### Data provided
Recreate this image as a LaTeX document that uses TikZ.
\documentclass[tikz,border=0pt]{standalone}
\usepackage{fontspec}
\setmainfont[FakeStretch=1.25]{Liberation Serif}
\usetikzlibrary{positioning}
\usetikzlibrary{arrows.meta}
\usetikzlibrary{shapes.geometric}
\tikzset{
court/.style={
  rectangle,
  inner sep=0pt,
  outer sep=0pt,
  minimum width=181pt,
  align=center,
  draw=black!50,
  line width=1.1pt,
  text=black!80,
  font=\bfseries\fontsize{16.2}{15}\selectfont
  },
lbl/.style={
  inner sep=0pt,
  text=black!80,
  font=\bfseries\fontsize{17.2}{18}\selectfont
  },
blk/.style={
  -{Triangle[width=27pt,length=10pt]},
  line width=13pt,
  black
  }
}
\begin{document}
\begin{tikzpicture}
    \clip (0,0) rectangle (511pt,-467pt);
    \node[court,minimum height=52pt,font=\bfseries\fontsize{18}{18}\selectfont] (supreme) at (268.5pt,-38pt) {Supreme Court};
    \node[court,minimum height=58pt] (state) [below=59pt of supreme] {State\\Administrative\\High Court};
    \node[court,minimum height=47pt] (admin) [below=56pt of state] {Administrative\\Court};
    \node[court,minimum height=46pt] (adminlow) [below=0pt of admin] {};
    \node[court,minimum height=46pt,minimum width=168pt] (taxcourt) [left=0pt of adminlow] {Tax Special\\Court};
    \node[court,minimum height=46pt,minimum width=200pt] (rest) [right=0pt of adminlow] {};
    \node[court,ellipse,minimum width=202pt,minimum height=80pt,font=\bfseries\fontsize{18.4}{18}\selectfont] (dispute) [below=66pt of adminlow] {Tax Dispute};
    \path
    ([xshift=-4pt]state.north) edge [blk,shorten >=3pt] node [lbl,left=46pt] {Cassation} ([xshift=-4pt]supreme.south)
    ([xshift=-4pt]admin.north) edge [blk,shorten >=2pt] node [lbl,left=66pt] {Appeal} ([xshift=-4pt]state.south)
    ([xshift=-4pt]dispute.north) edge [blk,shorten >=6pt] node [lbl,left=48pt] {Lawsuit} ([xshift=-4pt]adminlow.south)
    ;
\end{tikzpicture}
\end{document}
######
Objective: Type out the full listing again, exactly as given.

Written solution:
Recreate this image as a LaTeX document that uses TikZ.
\documentclass[tikz,border=0pt]{standalone}
\usepackage{fontspec}
\setmainfont[FakeStretch=1.25]{Liberation Serif}
\usetikzlibrary{positioning}
\usetikzlibrary{arrows.meta}
\usetikzlibrary{shapes.geometric}
\tikzset{
court/.style={
  rectangle,
  inner sep=0pt,
  outer sep=0pt,
  minimum width=181pt,
  align=center,
  draw=black!50,
  line width=1.1pt,
  text=black!80,
  font=\bfseries\fontsize{16.2}{15}\selectfont
  },
lbl/.style={
  inner sep=0pt,
  text=black!80,
  font=\bfseries\fontsize{17.2}{18}\selectfont
  },
blk/.style={
  -{Triangle[width=27pt,length=10pt]},
  line width=13pt,
  black
  }
}
\begin{document}
\begin{tikzpicture}
    \clip (0,0) rectangle (511pt,-467pt);
    \node[court,minimum height=52pt,font=\bfseries\fontsize{18}{18}\selectfont] (supreme) at (268.5pt,-38pt) {Supreme Court};
    \node[court,minimum height=58pt] (state) [below=59pt of supreme] {State\\Administrative\\High Court};
    \node[court,minimum height=47pt] (admin) [below=56pt of state] {Administrative\\Court};
    \node[court,minimum height=46pt] (adminlow) [below=0pt of admin] {};
    \node[court,minimum height=46pt,minimum width=168pt] (taxcourt) [left=0pt of adminlow] {Tax Special\\Court};
    \node[court,minimum height=46pt,minimum width=200pt] (rest) [right=0pt of adminlow] {};
    \node[court,ellipse,minimum width=202pt,minimum height=80pt,font=\bfseries\fontsize{18.4}{18}\selectfont] (dispute) [below=66pt of adminlow] {Tax Dispute};
    \path
    ([xshift=-4pt]state.north) edge [blk,shorten >=3pt] node [lbl,left=46pt] {Cassation} ([xshift=-4pt]supreme.south)
    ([xshift=-4pt]admin.north) edge [blk,shorten >=2pt] node [lbl,left=66pt] {Appeal} ([xshift=-4pt]state.south)
    ([xshift=-4pt]dispute.north) edge [blk,shorten >=6pt] node [lbl,left=48pt] {Lawsuit} ([xshift=-4pt]adminlow.south)
    ;
\end{tikzpicture}
\end{document}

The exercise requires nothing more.